As research by Shang indicates, the phycology of giving suggests that we as charitable organizations and fundraisers work to intensify this feeling in our donors. Not because we want their money, but because we care about them as humans.

As Shang says, “love your donors, the person, not just as a giver, and show your donors heartfelt love, not just tell them to take action.”

Showing our love for our donors as a human is the true art of fundraising.

When crafting our appeals, we should focus on our donors' emotional needs and how our organization is meeting those needs.

One meaningful way to incorporate philanthropy psychology into our fundraising appeals is to focus on the individual rather than the institution.

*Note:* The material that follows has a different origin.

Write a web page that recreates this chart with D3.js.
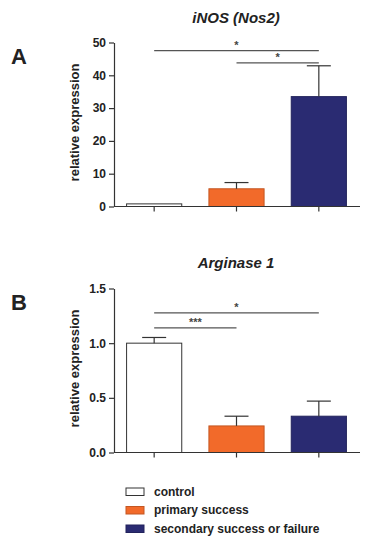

Donors are more likely to give when they feel their donation will make a direct difference in someone's life. This means that fundraising materials should highlight stories about individuals who have benefited from our organization's work.

Another powerful motivator is the feeling of social connectedness. Help your donors feel like they're part of a community. Make sure your donors feel like they're part of something bigger.

Finally, people are also more likely to give when they feel appreciated. Show your donors how much you value their support. Thank them for their donation and let them know how their contribution will be used and the difference it will make.

Philanthropy psychology is about showing donors that you understand and care about their goals and are committed to helping them achieve their philanthropic objectives. By taking the time to build strong relationships with donors, you can demonstrate your dedication to their success and earn their trust. In turn, they'll be more likely to support your organization over the long term. And as anyone who has ever been in a relationship knows, love requires work. If we drill this all down - just love our donors.